Perché «inferno» è la condizione di chi, avendo scelto solo se stessi, sono «inchiodati» alla compagnia di se stessi. Una condizione fondata sul rifiuto della relazione.
© Copyright Avvenire, 1° dicembre 2007
Francesco Botturi
«Ci dice che la salvezza non viene dalla scienza»
DI ELIO MARAONE
« Un testo molto intenso, molto bello, che tocca in profondità chi lo legge. Quasi uno svolgimento, assieme alla prima enciclica, del tema già sintetizzato dal Santo Padre nel Gesù con queste parole: l’uomo ha bisogno di verità e di amore, di una verità che lo ami». In altre parole, secondo il professor Francesco Botturi, ordinario di Filosofia morale all’Università cattolica, la Spe salvi è una nuova tappa, e tra le più toccanti, della coerente ricerca (della verità nella luce dell’amore, osiamo notare noi) di Benedetto XVI.
Professore – chiediamo – che altro si potrebbe aggiungere tentando una valutazione generale di questa enciclica?
Che il Papa si dirige dritto alla grande questione umana, ossia al desiderio di felicità che lo coinvolge, che lo fa anche soffrire, ma che è insopprimibile.
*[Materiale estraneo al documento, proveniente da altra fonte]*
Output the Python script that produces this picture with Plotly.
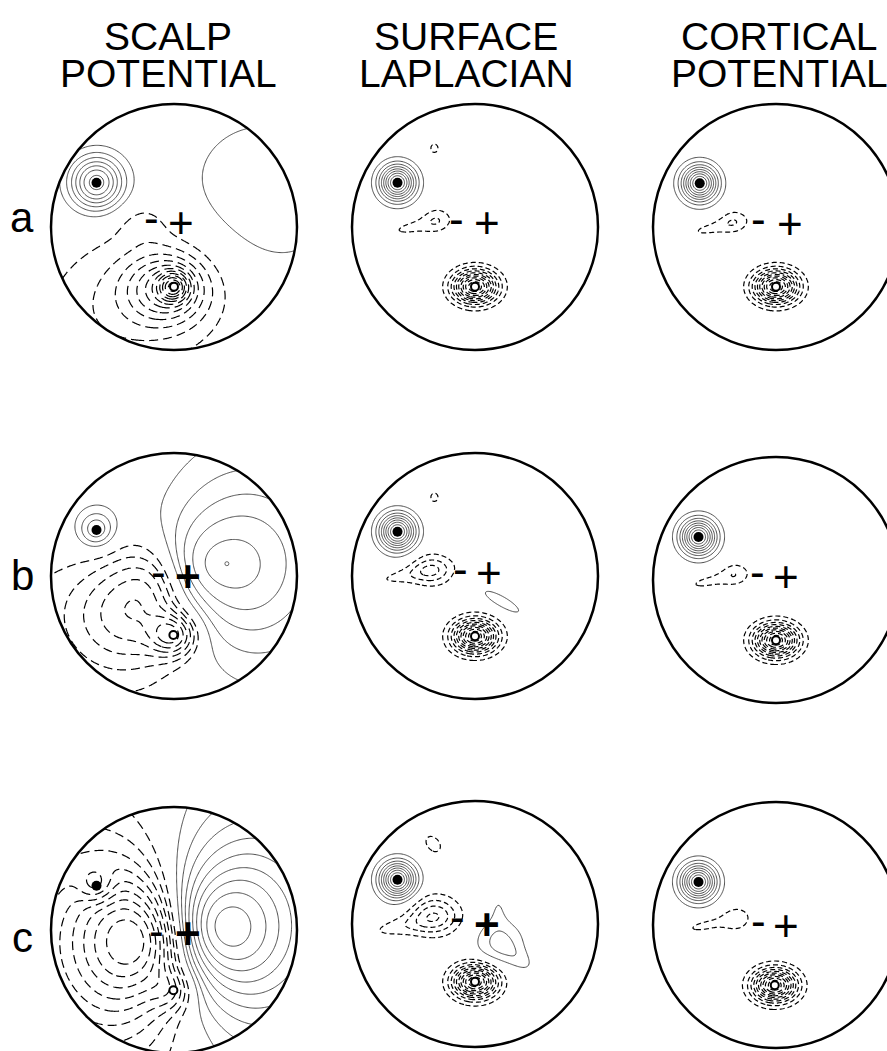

Per questo l’uomo non può mai, di fatto, rinunciare a un’idea di felicità, benché sia consapevole della sua fragilità e della sua insufficienza: per dir meglio, egli è portatore di un desiderio più grande di quanto egli stesso riesca a realizzare. È questo il paradosso dell’uomo, che il cristiano, insieme alla fede, deve testimoniare.
Di testimoniare, si potrebbe aggiungere, nel tempo della post-modernità, dopo le lunghe stagioni della modernità...
... che ha fallito, e il Papa lo ricorda con grande lucidità critica nei brani dedicati alla Rivoluzione francese e alla Rivoluzione comunista. Mi pare vada messo in risalto, per esempio, il passo che, dopo aver denunciato come «vero errore» marxiano il materialismo, conclude che l’uomo non è soltanto il prodotto di condizioni economiche e perciò non è possibile risanarlo dall’esterno creando condizioni economiche favorevoli. Altrettanto saliente è, da parte del Papa, la critica della fede nel progresso, cioè dell’ideologia del progresso. Una denuncia innervata dalla memoria degli esiti anche tragici ai quali, pure nel secolo scorso, può portare la fede nel progresso.
Si tratta, nel complesso, di un giudizio negativo sulla contemporaneità? E, più in generale, la riflessione sulla speranza è esercizio esclusivo del pensiero cristiano?
Non c’è alcun indugio compiaciuto sul negativo, semmai la critica conduce sempre, sino a trovare accenti commossi, al positivo, quasi che il Papa volesse far incontrare il desiderio di pienezza dell’uomo con la Pienezza, e insieme ricordarci che le cose grandi e buone non sono dell’individuo, ma dell’intera famiglia umana. Quanto al tema della speranza, esso è, per esempio, un tema forte kantiano («Che cosa posso sperare?» è una delle quattro domande fondamentali dell’uomo secondo Kant). La Scuola di Francoforte (Adorno, Horkheimer, ecc.) si pone il problema della necessità e della difficoltà insieme della speranza.
Insomma, anche la parte più laica della cultura contemporanea dovrebbe fare conti attenti, e privi di pregiudizio, con questa enciclica.
È quello che mi auguro, soprattutto là dove assistiamo ad una sorta di implosione del desiderio a seguito della crisi della modernità, che ha ormai compreso di dover rinunciare all’illusione di avere una presa totale sulla storia. C’è naturalmente chi non è d’accordo, chi mantiene vecchie posizioni o chi rinuncia consapevolmente alle «grandi» domande dell’uomo Ma questo non vuol dire che il Papa demonizzi la modernità e i suoi attardati seguaci: registra un fallimento e riapre una prospettiva.
L’enciclica contiene anche una critica al cristianesimo storico.
Infatti il Papa constata che il cristianesimo moderno si è spesso ridotto o rassegnato ad accettare un ruolo di religione privata, portatrice di un annuncio di salvezza individuale. Con ciò, aggiunge il Papa, si restringeva l’orizzonte della sua speranza, senza riconoscere adeguatamente la grandezza del proprio compito; compito di testimonianza della speranza per l’uomo intero e per tutti gli uomini.
Questa enciclica contiene molte frasi suggestive, memorabili. Lei quali citerebbe?
Vorrei sottrarmi a questo gioco. Ma, se mi costringe, direi: «Non è la scienza che dà speranza all’uomo. L’uomo viene redento dall’amore divino».